The first CD in the set features the band’s early output for labels like Savoy and Vee Jay. The music is raw and passionate and you can hear the family searching to find their signature sound – the melding of Pops’ tenor and young Mavis’ thundering soul underpinned by Pops’ finger picked electric guitar, awash with echo. That sound is almost there on the tough ‘Each Day’ and the more familiar ‘This May Be The Last Time’ –the song that inspired the Stones’ ‘The Last Time’. The included track here, by the way, is a rare alternate take.
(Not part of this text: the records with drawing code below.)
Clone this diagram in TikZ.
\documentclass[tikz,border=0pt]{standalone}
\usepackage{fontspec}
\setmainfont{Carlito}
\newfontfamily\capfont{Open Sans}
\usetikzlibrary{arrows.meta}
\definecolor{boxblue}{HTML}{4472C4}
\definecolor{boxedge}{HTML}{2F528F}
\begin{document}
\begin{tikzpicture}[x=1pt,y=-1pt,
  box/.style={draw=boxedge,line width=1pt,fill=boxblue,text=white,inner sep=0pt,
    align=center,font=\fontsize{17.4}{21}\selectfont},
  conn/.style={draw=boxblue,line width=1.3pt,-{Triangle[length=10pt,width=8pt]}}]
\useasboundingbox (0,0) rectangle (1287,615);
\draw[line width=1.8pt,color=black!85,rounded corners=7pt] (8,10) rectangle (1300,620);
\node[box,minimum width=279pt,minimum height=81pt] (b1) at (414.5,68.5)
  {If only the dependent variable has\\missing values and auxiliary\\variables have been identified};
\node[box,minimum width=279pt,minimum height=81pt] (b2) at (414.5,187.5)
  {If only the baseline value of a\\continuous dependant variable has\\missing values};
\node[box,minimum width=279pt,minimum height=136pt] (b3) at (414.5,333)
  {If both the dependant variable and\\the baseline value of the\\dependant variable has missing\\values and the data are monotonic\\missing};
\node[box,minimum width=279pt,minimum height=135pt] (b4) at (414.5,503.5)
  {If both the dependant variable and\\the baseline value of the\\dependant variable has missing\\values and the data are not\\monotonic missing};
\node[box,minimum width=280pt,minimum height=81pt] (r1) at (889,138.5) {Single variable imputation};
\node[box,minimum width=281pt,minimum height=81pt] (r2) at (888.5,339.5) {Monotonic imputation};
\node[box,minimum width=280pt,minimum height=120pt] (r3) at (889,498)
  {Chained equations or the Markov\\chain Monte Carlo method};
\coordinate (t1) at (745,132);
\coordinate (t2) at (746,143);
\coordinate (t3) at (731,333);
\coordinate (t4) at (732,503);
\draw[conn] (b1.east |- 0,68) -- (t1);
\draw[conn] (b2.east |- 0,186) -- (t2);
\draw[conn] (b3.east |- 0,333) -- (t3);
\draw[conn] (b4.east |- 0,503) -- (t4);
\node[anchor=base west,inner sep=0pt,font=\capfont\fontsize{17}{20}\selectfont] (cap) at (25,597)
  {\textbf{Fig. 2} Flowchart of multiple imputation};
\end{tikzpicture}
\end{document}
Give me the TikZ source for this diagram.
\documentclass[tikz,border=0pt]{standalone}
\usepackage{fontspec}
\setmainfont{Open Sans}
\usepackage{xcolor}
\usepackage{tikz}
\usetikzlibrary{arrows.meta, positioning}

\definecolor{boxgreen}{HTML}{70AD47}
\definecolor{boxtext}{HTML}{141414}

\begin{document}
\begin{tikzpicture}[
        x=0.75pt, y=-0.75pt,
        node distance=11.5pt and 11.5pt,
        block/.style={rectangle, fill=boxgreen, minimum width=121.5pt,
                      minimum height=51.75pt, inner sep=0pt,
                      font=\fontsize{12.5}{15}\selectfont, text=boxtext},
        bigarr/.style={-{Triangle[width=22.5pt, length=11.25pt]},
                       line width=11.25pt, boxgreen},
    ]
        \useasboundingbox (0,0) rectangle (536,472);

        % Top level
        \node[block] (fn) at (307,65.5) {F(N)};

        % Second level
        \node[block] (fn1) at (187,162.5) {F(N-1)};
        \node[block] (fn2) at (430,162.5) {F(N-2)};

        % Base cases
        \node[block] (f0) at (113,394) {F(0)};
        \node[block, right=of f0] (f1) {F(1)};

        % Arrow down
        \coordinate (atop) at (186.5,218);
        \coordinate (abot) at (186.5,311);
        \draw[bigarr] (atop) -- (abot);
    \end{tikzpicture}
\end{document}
CD 2 continues with the band’s Vee Jay output before including the cream of their Riverside recordings. These include a version of Dylan’s ‘Blowing In The Wind’, indicative of where the Riverside execs were trying to pitch the band… hitching them to the “authentic folk” boom sweeping the US intelligentsia in the mid sixties. (Soul anoraks would, I’m sure, like to know that that particular track also features Phil Upchurch and Johnny Pate). There’s more Dylan on CD 3 with recordings taken from the band’s tenures at Riverside, Vanguard, D Town and then Epic. Of note is their Epic cover of Stephen Stills’ ‘For What It’s Worth’. Recorded in 1967, again it shows label execs trying to find a niche for the Staples… further illustrated by a version of ‘Crying In The Chapel’ credited to “Mavis Staples with the Staple Singers”.
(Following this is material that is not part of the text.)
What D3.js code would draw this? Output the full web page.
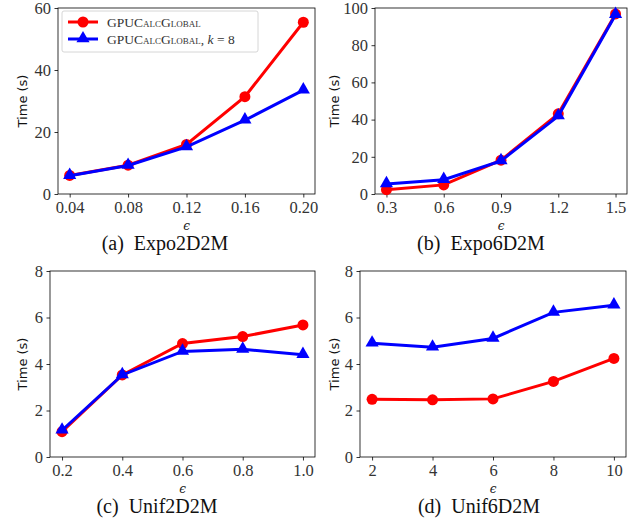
<!DOCTYPE html>
<html>
<head>
<meta charset="utf-8">
<script src="https://cdn.jsdelivr.net/npm/d3@7"></script>
<style>
  body { margin: 0; background: #fff; }
  svg text { fill: #222; white-space: pre; }
</style>
</head>
<body>
<div id="app"></div>
<script>
// x values and series per panel
const epsA = [0.04, 0.08, 0.12, 0.16, 0.20];
const redA = [6.0, 9.3, 16.0, 31.4, 55.4];
const blueA = [5.9, 9.2, 15.2, 23.8, 33.5];

const epsB = [0.3, 0.6, 0.9, 1.2, 1.5];
const redB = [2.3, 4.9, 18.2, 43.1, 96.8];
const blueB = [5.4, 7.7, 17.8, 41.9, 96.4];

const epsC = [0.2, 0.4, 0.6, 0.8, 1.0];
const redC = [1.09, 3.53, 4.88, 5.18, 5.68];
const blueC = [1.15, 3.53, 4.54, 4.63, 4.40];

const epsD = [2, 4, 6, 8, 10];
const redD = [2.48, 2.46, 2.50, 3.25, 4.24];
const blueD = [4.89, 4.72, 5.10, 6.22, 6.53];

const xTicksA = ["0.04", "0.08", "0.12", "0.16", "0.20"];
const xTicksB = ["0.3", "0.6", "0.9", "1.2", "1.5"];
const xTicksC = ["0.2", "0.4", "0.6", "0.8", "1.0"];
const xTicksD = ["2", "4", "6", "8", "10"];

const yTicksA = [0, 20, 40, 60];
const yTicksB = [0, 20, 40, 60, 80, 100];
const yTicksC = [0, 2, 4, 6, 8];
const yTicksD = [0, 2, 4, 6, 8];

const captions = ["(a)  Expo2D2M", "(b)  Expo6D2M", "(c)  Unif2D2M", "(d)  Unif6D2M"];

const panels = [
  { x: epsA, red: redA, blue: blueA, xt: xTicksA, yt: yTicksA, cap: captions[0],
    box: [58, 8, 315, 194], capX: 165, ylabX: 22, legend: true },
  { x: epsB, red: redB, blue: blueB, xt: xTicksB, yt: yTicksB, cap: captions[1],
    box: [375, 8, 627, 194], capX: 481, ylabX: 334 },
  { x: epsC, red: redC, blue: blueC, xt: xTicksC, yt: yTicksC, cap: captions[2],
    box: [50, 271, 315, 457], capX: 157, ylabX: 22 },
  { x: epsD, red: redD, blue: blueD, xt: xTicksD, yt: yTicksD, cap: captions[3],
    box: [360, 271, 626, 457], capX: 479, ylabX: 334 }
];

const svg = d3.select("#app").append("svg")
  .attr("width", 644).attr("height", 525);

const serif = "'Liberation Serif', 'DejaVu Serif', serif";
const sans = "'DejaVu Sans', sans-serif";

function drawPanel(p) {
  const [x0, y0, x1, y1] = p.box;
  const lo = d3.min(p.x), hi = d3.max(p.x), m = (hi - lo) * 0.05;
  const x = d3.scaleLinear().domain([lo - m, hi + m]).range([x0, x1]);
  const y = d3.scaleLinear().domain([0, d3.max(p.yt)]).range([y1, y0]);
  const g = svg.append("g");

  // axes
  const xa = g.append("g").attr("transform", `translate(0,${y1})`)
    .call(d3.axisBottom(x).tickValues(p.x).tickFormat((d, i) => p.xt[i])
      .tickSize(3.5).tickPadding(3.5));
  const ya = g.append("g").attr("transform", `translate(${x0},0)`)
    .call(d3.axisLeft(y).tickValues(p.yt).tickFormat(d3.format("d"))
      .tickSize(3.5).tickPadding(3.5));
  [xa, ya].forEach(a => {
    a.select(".domain").remove();
    a.attr("font-family", null).attr("font-size", null);
    a.selectAll("line").attr("stroke", "#000").attr("stroke-width", 0.8);
    a.selectAll("text").style("font-family", serif).style("font-size", "16.5px")
      .style("fill", "#333");
  });

  // frame
  g.append("rect").attr("x", x0).attr("y", y0)
    .attr("width", x1 - x0).attr("height", y1 - y0)
    .attr("fill", "none").attr("stroke", "#000").attr("stroke-width", 0.8);

  // series
  const line = vals => d3.line().x((d, i) => x(p.x[i])).y(d => y(d))(vals);
  g.append("path").attr("d", line(p.red)).attr("fill", "none")
    .attr("stroke", "#ff0000").attr("stroke-width", 3);
  g.selectAll(".dot").data(p.red).join("circle")
    .attr("cx", (d, i) => x(p.x[i])).attr("cy", d => y(d)).attr("r", 5.5)
    .attr("fill", "#ff0000");
  g.append("path").attr("d", line(p.blue)).attr("fill", "none")
    .attr("stroke", "#0000ff").attr("stroke-width", 3);
  const tri = d3.symbol().type(d3.symbolTriangle).size(75);
  g.selectAll(".tri").data(p.blue).join("path")
    .attr("d", tri)
    .attr("transform", (d, i) => `translate(${x(p.x[i])},${y(d) - 0.5})`)
    .attr("fill", "#0000ff");

  // labels
  g.append("text").attr("x", (x0 + x1) / 2).attr("y", y1 + 36)
    .attr("text-anchor", "middle")
    .style("font-family", "'DejaVu Serif', serif")
    .style("font-style", "italic").style("font-size", "12px").text("\u03F5");
  g.append("text")
    .attr("transform", `translate(${p.ylabX},${(y0 + y1) / 2}) rotate(-90)`)
    .attr("text-anchor", "middle").attr("dominant-baseline", "central")
    .style("font-family", sans).style("font-size", "13px").style("fill", "#111")
    .text("Time (s)");
  g.append("text").attr("x", p.capX).attr("y", y1 + 56)
    .attr("text-anchor", "middle")
    .style("font-family", serif).style("font-size", "20px").style("fill", "#111")
    .text(p.cap);

  if (p.legend) drawLegend(g, x0);
}

function drawLegend(g, x0) {
  const lx = x0 + 4, ly = 11;
  g.append("rect").attr("x", lx).attr("y", ly).attr("width", 196).attr("height", 41)
    .attr("rx", 2).attr("fill", "#fff").attr("fill-opacity", 0.8)
    .attr("stroke", "#ccc").attr("stroke-width", 0.8);
  const rows = [
    { c: "#ff0000", mk: "circle" },
    { c: "#0000ff", mk: "tri" }
  ];
  rows.forEach((r, i) => {
    const cy = ly + 11 + i * 17;
    g.append("line").attr("x1", lx + 6).attr("x2", lx + 36)
      .attr("y1", cy).attr("y2", cy).attr("stroke", r.c).attr("stroke-width", 3);
    if (r.mk === "circle") {
      g.append("circle").attr("cx", lx + 21).attr("cy", cy).attr("r", 5.5).attr("fill", r.c);
    } else {
      g.append("path").attr("d", d3.symbol().type(d3.symbolTriangle).size(75))
        .attr("transform", `translate(${lx + 21},${cy - 0.5})`).attr("fill", r.c);
    }
    const t = g.append("text").attr("x", lx + 45).attr("y", cy + 4.5)
      .style("font-family", serif).style("font-size", "13.5px").style("fill", "#333");
    t.append("tspan").text("GPU");
    t.append("tspan").style("font-variant", "small-caps").text("CalcGlobal");
    if (i === 1) {
      t.append("tspan").text(", ");
      t.append("tspan").style("font-style", "italic").text("k");
      t.append("tspan").text(" = 8");
    }
  });
}

panels.forEach(drawPanel);
</script>
</body>
</html>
The last three tracks on CD 3 are Stax recordings and include the break through ‘Long Walk To DC’. At last, its seems execs and producers (like Steve Cropper) knew what to do with the Staple Singers and, more importantly, how to make their very special sound commercial. CD 4 offers all the Stax biggies and their lovely Curtom recorded take on ‘Let’s Do It Again’ and the Band’s live version of ‘The Weight’ on which the Staples guested.
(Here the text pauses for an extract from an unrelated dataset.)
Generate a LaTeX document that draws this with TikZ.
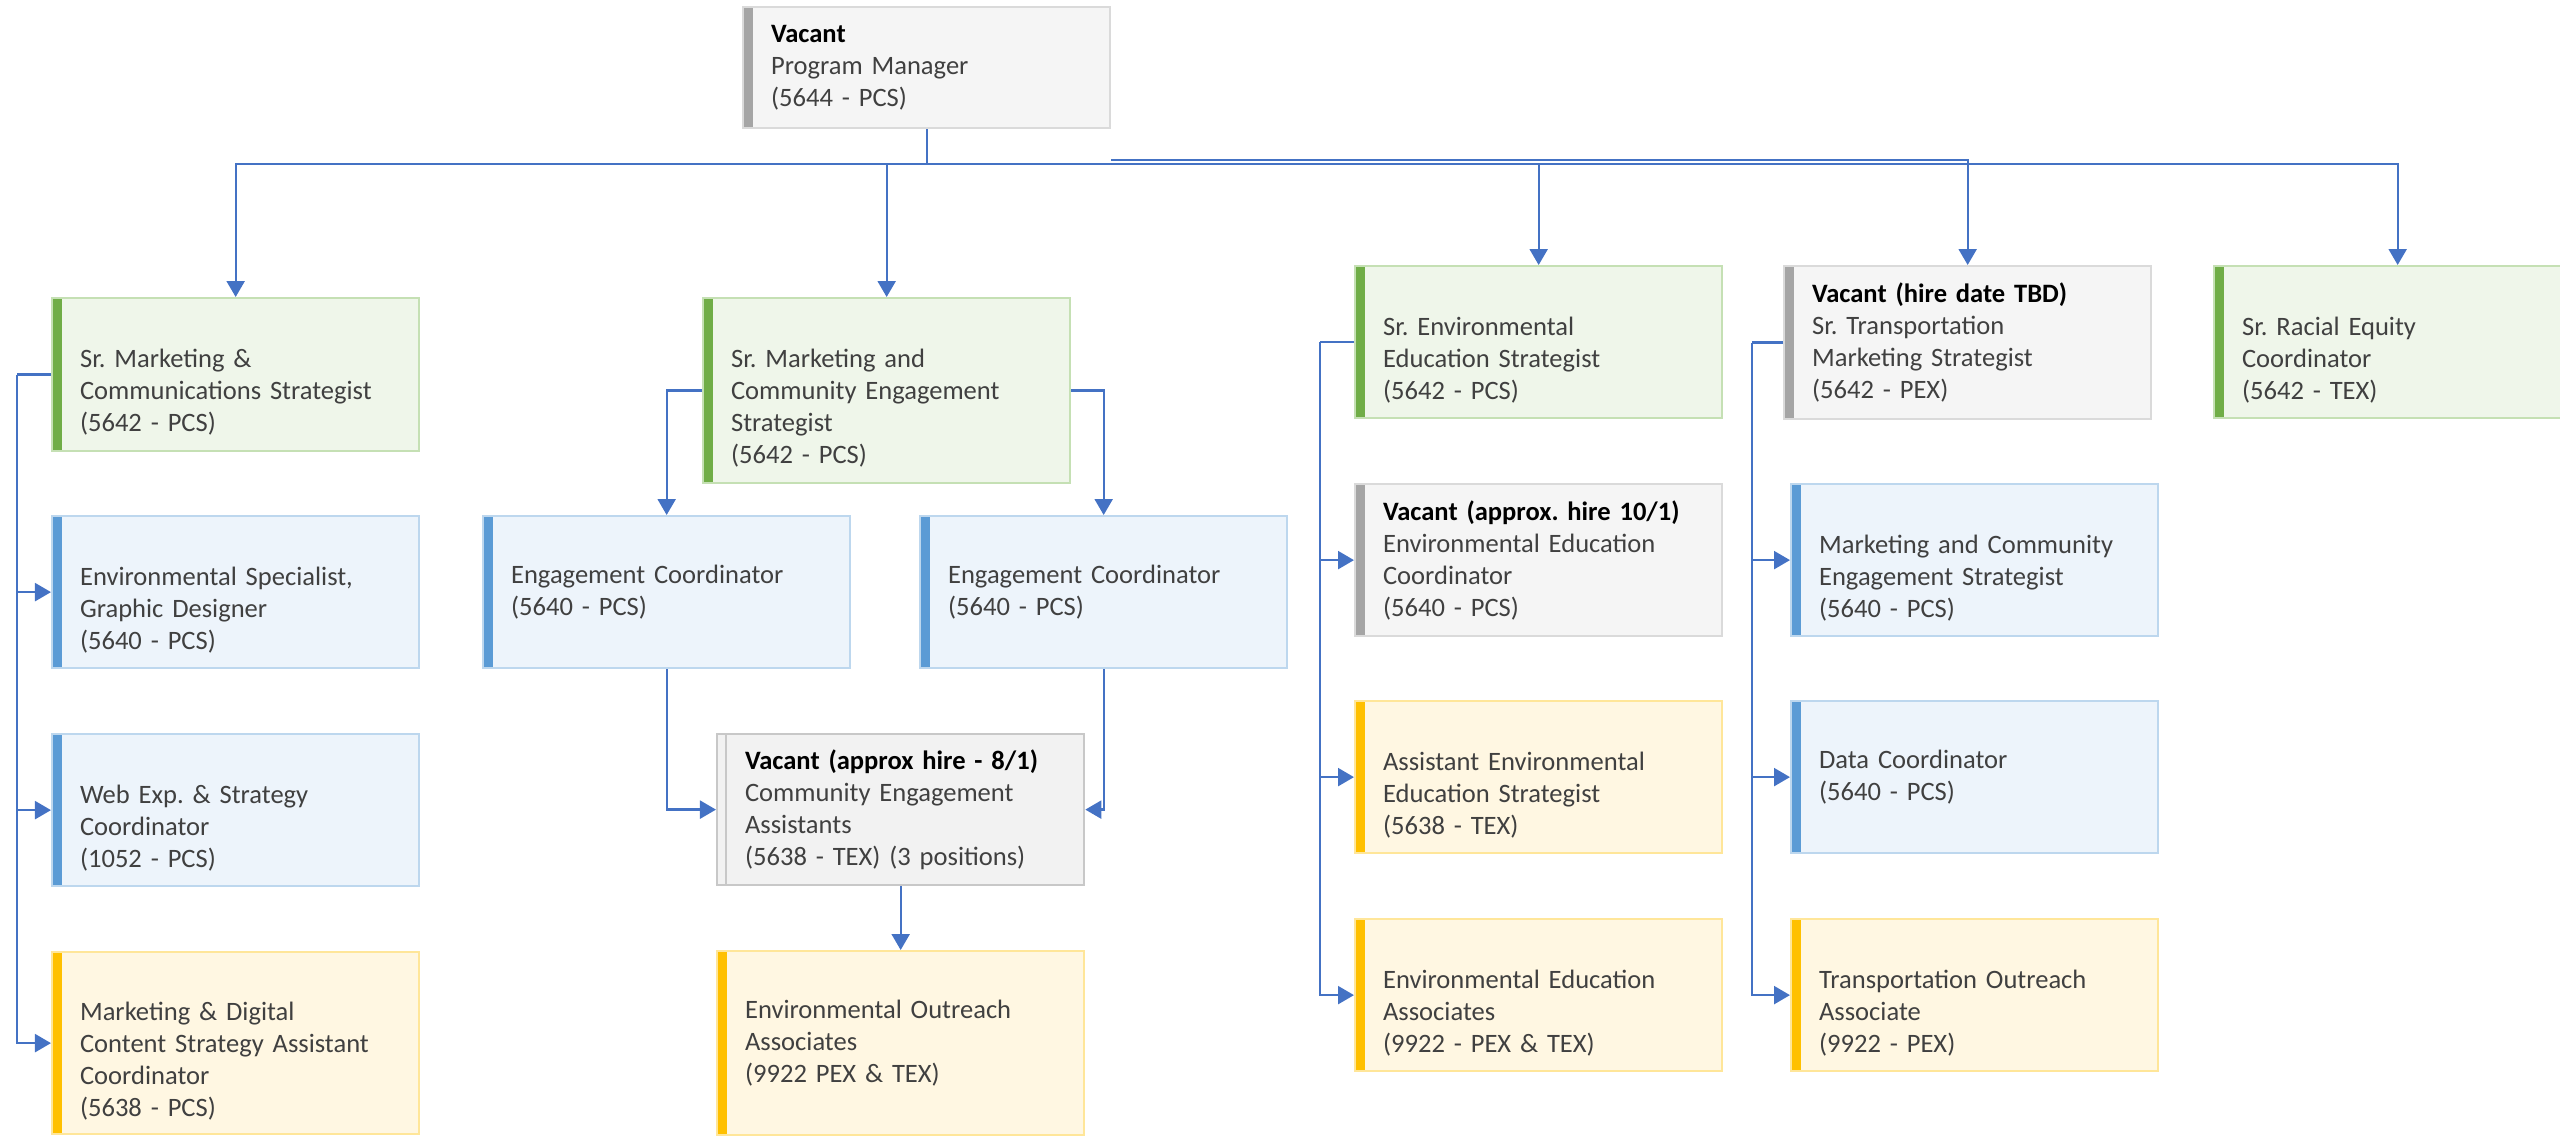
\documentclass[tikz,border=0pt]{standalone}
\usepackage{fontspec}
\setmainfont{Carlito}
\usetikzlibrary{arrows.meta}
\definecolor{linkblue}{HTML}{4472C4}
\definecolor{txt}{HTML}{404040}
\definecolor{grnfill}{HTML}{EFF6EA}
\definecolor{grnline}{HTML}{C5E0B4}
\definecolor{grnbar}{HTML}{70AD47}
\definecolor{blufill}{HTML}{EDF4FB}
\definecolor{bluline}{HTML}{BDD7EE}
\definecolor{blubar}{HTML}{5B9BD5}
\definecolor{ylwfill}{HTML}{FFF7E2}
\definecolor{ylwline}{HTML}{FFE699}
\definecolor{ylwbar}{HTML}{FFC000}
\definecolor{gryfill}{HTML}{F5F5F5}
\definecolor{gryline}{HTML}{DADADA}
\definecolor{grybar}{HTML}{A5A5A5}
\definecolor{pldfill}{HTML}{F2F2F2}
\definecolor{pldline}{HTML}{C8C8C8}
\newcommand\postfont{\fontsize{7.55}{9.1}\selectfont\frenchspacing}
\newcommand\vacant[1]{{\color{black}\textbf{#1}}}
\newcommand\skipline{\strut\\}
\tikzset{
	post/.style={rectangle, anchor=north west, minimum width=3.67cm, text width=3.11cm, inner xsep=0.28cm, inner ysep=0pt, align=left, text=txt, font=\postfont, line width=0.6pt},
	bar/.style={path picture={\fill[#1] (path picture bounding box.north west) rectangle ([xshift=0.1cm]path picture bounding box.south west);}},
	greenpost/.style={post, fill=grnfill, draw=grnline, bar=grnbar},
	bluepost/.style={post, fill=blufill, draw=bluline, bar=blubar},
	yellowpost/.style={post, fill=ylwfill, draw=ylwline, bar=ylwbar},
	greypost/.style={post, fill=gryfill, draw=gryline, bar=grybar},
	plainpost/.style={post, fill=pldfill, draw=pldline, path picture={\draw[pldline, line width=0.6pt] ([xshift=0.09cm]path picture bounding box.north west) -- ([xshift=0.09cm]path picture bounding box.south west);}},
	link/.style={draw=linkblue, line width=0.65pt, -{Triangle[width=0.18cm, length=0.16cm]}},
	wire/.style={draw=linkblue, line width=0.65pt}
}
\begin{document}
\begin{tikzpicture}[x=0.01cm, y=-0.01cm]
	\useasboundingbox (0,0) rectangle (2560,1135);
\node[greypost, minimum height=1.21cm] (pm) at (742,6) {\vacant{Vacant}\\Program Manager\\(5644 - PCS)};
\node[greenpost, minimum height=1.53cm] (mc) at (51,297) {\skipline Sr. Marketing \&\\Communications Strategist\\(5642 - PCS)};
\node[greenpost, minimum height=1.85cm] (mce) at (702,297) {\skipline Sr. Marketing and\\Community Engagement\\Strategist\\(5642 - PCS)};
\node[greenpost, minimum height=1.52cm] (ees) at (1354,265) {\skipline Sr. Environmental\\Education Strategist\\(5642 - PCS)};
\node[greypost, minimum height=1.53cm] (tms) at (1783,265) {\vacant{Vacant (hire date TBD)}\\Sr. Transportation\\Marketing Strategist\\(5642 - PEX)};
\node[greenpost, minimum height=1.52cm] (rec) at (2213,265) {\skipline Sr. Racial Equity\\Coordinator\\(5642 - TEX)};
\node[bluepost, minimum height=1.52cm] (esg) at (51,515) {\skipline Environmental Specialist,\\Graphic Designer\\(5640 - PCS)};
\node[bluepost, minimum height=1.52cm] (web) at (51,733) {\skipline Web Exp. \& Strategy\\Coordinator\\(1052 - PCS)};
\node[yellowpost, minimum height=1.82cm] (mdc) at (51,951) {\skipline Marketing \& Digital\\Content Strategy Assistant\\Coordinator\\(5638 - PCS)};
\node[bluepost, minimum height=1.52cm] (ec1) at (482,515) {Engagement Coordinator\\(5640 - PCS)};
\node[bluepost, minimum height=1.52cm] (ec2) at (919,515) {Engagement Coordinator\\(5640 - PCS)};
\node[plainpost, minimum height=1.51cm] (cea) at (716,733) {\vacant{Vacant (approx hire - 8/1)}\\Community Engagement\\Assistants\\(5638 - TEX) (3 positions)};
\node[yellowpost, minimum height=1.84cm] (eoa) at (716,950) {Environmental Outreach\\Associates\\(9922 PEX \& TEX)};
\node[greypost, minimum height=1.52cm] (eec) at (1354,483) {\vacant{Vacant (approx. hire 10/1)}\\Environmental Education\\Coordinator\\(5640 - PCS)};
\node[yellowpost, minimum height=1.52cm] (aes) at (1354,700) {\skipline Assistant Environmental\\Education Strategist\\(5638 - TEX)};
\node[yellowpost, minimum height=1.52cm] (eea) at (1354,918) {\skipline Environmental Education\\Associates\\(9922 - PEX \& TEX)};
\node[bluepost, minimum height=1.52cm] (mces) at (1790,483) {\skipline Marketing and Community\\Engagement Strategist\\(5640 - PCS)};
\node[bluepost, minimum height=1.52cm] (dc) at (1790,700) {Data Coordinator\\(5640 - PCS)};
\node[yellowpost, minimum height=1.52cm] (toa) at (1790,918) {\skipline Transportation Outreach\\Associate\\(9922 - PEX)};
\coordinate (bus) at ([yshift=-0.35cm]pm.south);
\coordinate (tbus) at ([yshift=-0.31cm]pm.south east);
\draw[wire] (pm.south) -- (bus);
\draw[link] (bus) -| (mc.north);
\draw[link] (bus) -| (mce.north);
\draw[link] (bus) -| (ees.north);
\draw[link] (bus) -| (rec.north);
\draw[link] (tbus) -| (tms.north);
\coordinate (mcspine) at ([xshift=-0.34cm]mc.west);
\draw[wire] (mc.west) -- (mcspine);
\draw[link] (mcspine) |- (esg.west);
\draw[link] (mcspine) |- (web.west);
\draw[link] (mcspine) |- (mdc.west);
\draw[link] (mce.west) -| (ec1.north);
\draw[link] (mce.east) -| (ec2.north);
\draw[link] (ec1.south) |- (cea.west);
\draw[link] (ec2.south) |- (cea.east);
\draw[link] (cea.south) -- (eoa.north);
\coordinate (eespine) at ([xshift=-0.34cm]ees.west);
\draw[wire] (ees.west) -- (eespine);
\draw[link] (eespine) |- (eec.west);
\draw[link] (eespine) |- (aes.west);
\draw[link] (eespine) |- (eea.west);
\coordinate (tmsspine) at ([xshift=-0.31cm]tms.west);
\draw[wire] (tms.west) -- (tmsspine);
\draw[link] (tmsspine) |- (mces.west);
\draw[link] (tmsspine) |- (dc.west);
\draw[link] (tmsspine) |- (toa.west);
\end{tikzpicture}
\end{document}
As a bonus you can enjoy the demo of ‘Respect Yourself’, but the box’s big bonus is that 7″ single that we mentioned up top. The disc features the earliest known recording of the family and it’s the first time the tracks (‘Faith And Grace’ and ‘These Are They’) have been available in any format since the initial self-released issue way, way back in 1953. The two songs were originally released on either side of a 78 and were made in Pops Staples’ Chicago basement and only 500 copies were ever pressed up! The sleeve notes (which include input from Mavis) explain all and, with the box retailing at just over £40, add real value to a collection that would make a great Christmas pressie for any proper soul fan.